Chatbots can improve onboarding giving your new staff instant and direct solutions to a challenge when they encounter it, especially in those first few weeks. The employee being onboarded asks a question, the chatbot replies. The employee follows-up with another question, the chatbot replies again. The employee can, therefore, go on sharpening the queries while the chatbot progressively refines the answers. In this way, the new staff member does not have to wait for answers, building a solid onboarding foundation for each employee.

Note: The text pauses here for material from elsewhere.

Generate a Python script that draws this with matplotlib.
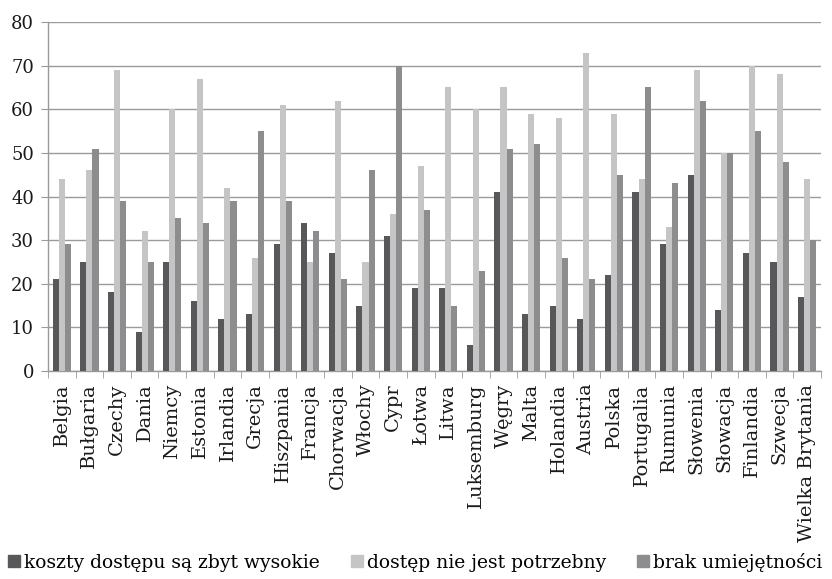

We know that feedback is a classical concept in learning, whose importance is acknowledged across different learning theories, which chatbots can provide by giving learners timely and effective feedback. A great advantage of chatbot technologies is that they offer learners realistic opportunities for individual tutoring/mentoring. Conversational learning provides fast, targeted and personalized training right in the workflow, which is key to effective knowledge retention. And, learners can tailor a chatbot to their own learning pace. For example, they can enter an answer to each question, repeat a sentence without pressure, or skip a sentence.

Chatbot instructional innovation also opens-up possibilities for connecting and analyzing your learners’ training data, which can empower you to better plan, develop, and grow successful L&D offerings in the long-term.

What This Means For Your eLearning

Chatbots can make L&D initiatives more productive. Chatbots not only offer more personalized experiences, but they also ensure that L&D professionals are more efficient. For example, instead of spending an exorbitant amount of time fielding inquiries and emails, they will be able to spend more time developing courses and learning materials, developing onboarding practices, and so much more.

Chatbots can also offer a more natural experience and can be given different personalities to meet the expectations/cultural nuances of different learner populations, this ability for personalization is particularly important for organizations with global operations. The biggest challenge you may need to pay attention to the most is the conversation capability or "personality" of your chatbot in order to match your training target group. The conversational styles can be changed depending on learner demographic data (i.e. be more relaxed with younger learners and more formal with older ones).

So, if you want to provide Just-In-Time training support and real-time personalization for your learners, make L&D initiatives more productive, more efficient, available 24/7, answer frequently asked questions (FAQs), increase learner engagement, and more…a chatbot might be right for you.

Who knows, by introducing a chatbot into your organization's training perhaps your learners, clients and stakeholders will soon be saying “Wow!”